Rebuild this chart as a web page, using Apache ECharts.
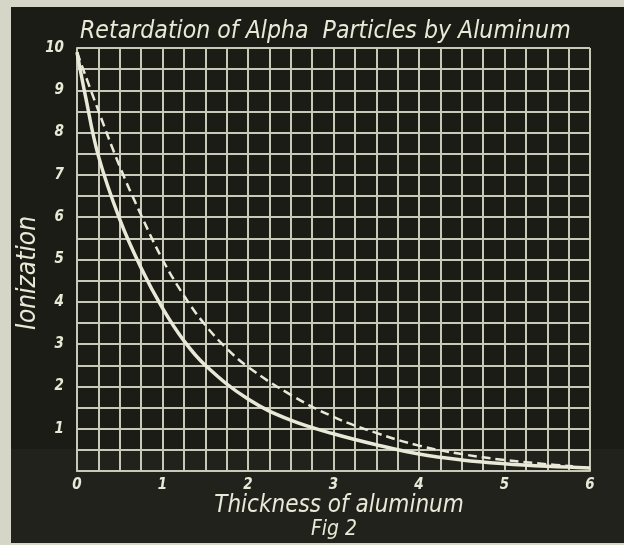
<!DOCTYPE html>
<html>
<head>
<meta charset="utf-8">
<script src="https://cdn.jsdelivr.net/npm/echarts@6/dist/echarts.min.js"></script>
<style>
    html, body { margin: 0; padding: 0; background: #d6d6c8; }
    #plot { width: 624px; height: 545px; }
</style>
</head>
<body>
<div id="plot"></div>
<script>
    // thickness (x) and ionization (y)
    let solidX = [0, 0.1, 0.25, 0.5, 0.75, 1.0, 1.25, 1.5, 2.0, 2.5, 3.0, 3.5, 4.0, 4.5, 5.0, 5.5, 6.0]
    let solidY = [9.9, 8.85, 7.45, 5.95, 4.8, 3.85, 3.08, 2.5, 1.7, 1.2, 0.88, 0.62, 0.4, 0.26, 0.17, 0.11, 0.07]

    let dashX = [0, 0.25, 0.5, 0.75, 1.0, 1.25, 1.5, 1.75, 2.0, 2.5, 3.0, 3.5, 4.0, 4.5, 5.0, 5.5, 5.8]
    let dashY = [9.9, 8.52, 7.2, 6.05, 5.0, 4.15, 3.45, 2.9, 2.46, 1.8, 1.28, 0.9, 0.6, 0.4, 0.26, 0.16, 0.11]

    let titleText = "Retardation of Alpha  Particles by Aluminum"
    let xName = "Thickness of aluminum"
    let yName = "Ionization"
    let figText = "Fig 2"

    let font = "DejaVu Sans Condensed"
    let ink = "#e9e9d8"
    let gridColor = "#c9c9ba"

    function pairs(xs, ys) {
        return xs.map((x, i) => [x, ys[i]])
    }

    let chart = echarts.init(document.getElementById("plot"))

    let option = {
        backgroundColor: "#d6d6c8",
        animation: false,
        graphic: [
            {
                // dark board behind the chart
                type: "rect",
                z: -10,
                shape: { x: 11, y: 7, width: 620, height: 536 },
                style: { fill: "#1c1c16" }
            },
            {
                // slightly lighter band at the bottom of the photo
                type: "rect",
                z: -9,
                shape: { x: 11, y: 449, width: 620, height: 94 },
                style: { fill: "#22221c" }
            },
            {
                type: "text",
                x: 28,
                y: 273,
                rotation: Math.PI / 2,
                style: {
                    text: yName, fill: ink, font: "italic 26px '" + font + "'",
                    align: "center", verticalAlign: "middle"
                }
            },
            {
                type: "text",
                x: 339,
                y: 506,
                style: {
                    text: xName, fill: ink, font: "italic 24px '" + font + "'",
                    align: "center", verticalAlign: "middle"
                }
            },
            {
                type: "text",
                x: 334,
                y: 530,
                style: {
                    text: figText, fill: ink, font: "italic 21px '" + font + "'",
                    align: "center", verticalAlign: "middle"
                }
            }
        ],
        title: {
            text: titleText,
            left: 75,
            top: 14,
            textStyle: { color: ink, fontFamily: font, fontStyle: "italic", fontWeight: "normal", fontSize: 24.6 }
        },
        grid: {
            left: 77,
            right: 34,
            top: 48,
            bottom: 74
        },
        xAxis: {
            type: "value",
            min: 0,
            max: 6,
            interval: 0.25,
            axisLine: { show: true, lineStyle: { color: gridColor, width: 2 } },
            axisTick: { show: false },
            axisLabel: {
                color: ink,
                fontFamily: font,
                fontStyle: "italic",
                fontWeight: "bold",
                fontSize: 15,
                margin: 7,
                formatter: v => (Number.isInteger(v) ? String(v) : "")
            },
            splitLine: { show: true, lineStyle: { color: gridColor, width: 2 } }
        },
        yAxis: {
            type: "value",
            min: 0,
            max: 10,
            interval: 0.5,
            axisLine: { show: true, lineStyle: { color: gridColor, width: 2 } },
            axisTick: { show: false },
            axisLabel: {
                color: ink,
                fontFamily: font,
                fontStyle: "italic",
                fontWeight: "bold",
                fontSize: 15,
                margin: 13,
                formatter: v => (Number.isInteger(v) && v > 0 ? String(v) : "")
            },
            splitLine: { show: true, lineStyle: { color: gridColor, width: 2 } }
        },
        series: [
            {
                name: "solid",
                type: "line",
                smooth: 0.4,
                symbol: "none",
                data: pairs(solidX, solidY),
                lineStyle: { color: ink, width: 3.5 },
                z: 3
            },
            {
                name: "dashed",
                type: "line",
                smooth: 0.4,
                symbol: "none",
                data: pairs(dashX, dashY),
                lineStyle: { color: ink, width: 2.5, type: [9, 5] },
                z: 3
            }
        ]
    }

    chart.setOption(option)
</script>
</body>
</html>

----------------

__EXERCISE GOAL__.
Repeat the material above in full and exactly, apart from the pictures.

__OUTPUT OF THE TASK__.
Rebuild this chart as a web page, using Apache ECharts.
<!DOCTYPE html>
<html>
<head>
<meta charset="utf-8">
<script src="https://cdn.jsdelivr.net/npm/echarts@6/dist/echarts.min.js"></script>
<style>
    html, body { margin: 0; padding: 0; background: #d6d6c8; }
    #plot { width: 624px; height: 545px; }
</style>
</head>
<body>
<div id="plot"></div>
<script>
    // thickness (x) and ionization (y)
    let solidX = [0, 0.1, 0.25, 0.5, 0.75, 1.0, 1.25, 1.5, 2.0, 2.5, 3.0, 3.5, 4.0, 4.5, 5.0, 5.5, 6.0]
    let solidY = [9.9, 8.85, 7.45, 5.95, 4.8, 3.85, 3.08, 2.5, 1.7, 1.2, 0.88, 0.62, 0.4, 0.26, 0.17, 0.11, 0.07]

    let dashX = [0, 0.25, 0.5, 0.75, 1.0, 1.25, 1.5, 1.75, 2.0, 2.5, 3.0, 3.5, 4.0, 4.5, 5.0, 5.5, 5.8]
    let dashY = [9.9, 8.52, 7.2, 6.05, 5.0, 4.15, 3.45, 2.9, 2.46, 1.8, 1.28, 0.9, 0.6, 0.4, 0.26, 0.16, 0.11]

    let titleText = "Retardation of Alpha  Particles by Aluminum"
    let xName = "Thickness of aluminum"
    let yName = "Ionization"
    let figText = "Fig 2"

    let font = "DejaVu Sans Condensed"
    let ink = "#e9e9d8"
    let gridColor = "#c9c9ba"

    function pairs(xs, ys) {
        return xs.map((x, i) => [x, ys[i]])
    }

    let chart = echarts.init(document.getElementById("plot"))

    let option = {
        backgroundColor: "#d6d6c8",
        animation: false,
        graphic: [
            {
                // dark board behind the chart
                type: "rect",
                z: -10,
                shape: { x: 11, y: 7, width: 620, height: 536 },
                style: { fill: "#1c1c16" }
            },
            {
                // slightly lighter band at the bottom of the photo
                type: "rect",
                z: -9,
                shape: { x: 11, y: 449, width: 620, height: 94 },
                style: { fill: "#22221c" }
            },
            {
                type: "text",
                x: 28,
                y: 273,
                rotation: Math.PI / 2,
                style: {
                    text: yName, fill: ink, font: "italic 26px '" + font + "'",
                    align: "center", verticalAlign: "middle"
                }
            },
            {
                type: "text",
                x: 339,
                y: 506,
                style: {
                    text: xName, fill: ink, font: "italic 24px '" + font + "'",
                    align: "center", verticalAlign: "middle"
                }
            },
            {
                type: "text",
                x: 334,
                y: 530,
                style: {
                    text: figText, fill: ink, font: "italic 21px '" + font + "'",
                    align: "center", verticalAlign: "middle"
                }
            }
        ],
        title: {
            text: titleText,
            left: 75,
            top: 14,
            textStyle: { color: ink, fontFamily: font, fontStyle: "italic", fontWeight: "normal", fontSize: 24.6 }
        },
        grid: {
            left: 77,
            right: 34,
            top: 48,
            bottom: 74
        },
        xAxis: {
            type: "value",
            min: 0,
            max: 6,
            interval: 0.25,
            axisLine: { show: true, lineStyle: { color: gridColor, width: 2 } },
            axisTick: { show: false },
            axisLabel: {
                color: ink,
                fontFamily: font,
                fontStyle: "italic",
                fontWeight: "bold",
                fontSize: 15,
                margin: 7,
                formatter: v => (Number.isInteger(v) ? String(v) : "")
            },
            splitLine: { show: true, lineStyle: { color: gridColor, width: 2 } }
        },
        yAxis: {
            type: "value",
            min: 0,
            max: 10,
            interval: 0.5,
            axisLine: { show: true, lineStyle: { color: gridColor, width: 2 } },
            axisTick: { show: false },
            axisLabel: {
                color: ink,
                fontFamily: font,
                fontStyle: "italic",
                fontWeight: "bold",
                fontSize: 15,
                margin: 13,
                formatter: v => (Number.isInteger(v) && v > 0 ? String(v) : "")
            },
            splitLine: { show: true, lineStyle: { color: gridColor, width: 2 } }
        },
        series: [
            {
                name: "solid",
                type: "line",
                smooth: 0.4,
                symbol: "none",
                data: pairs(solidX, solidY),
                lineStyle: { color: ink, width: 3.5 },
                z: 3
            },
            {
                name: "dashed",
                type: "line",
                smooth: 0.4,
                symbol: "none",
                data: pairs(dashX, dashY),
                lineStyle: { color: ink, width: 2.5, type: [9, 5] },
                z: 3
            }
        ]
    }

    chart.setOption(option)
</script>
</body>
</html>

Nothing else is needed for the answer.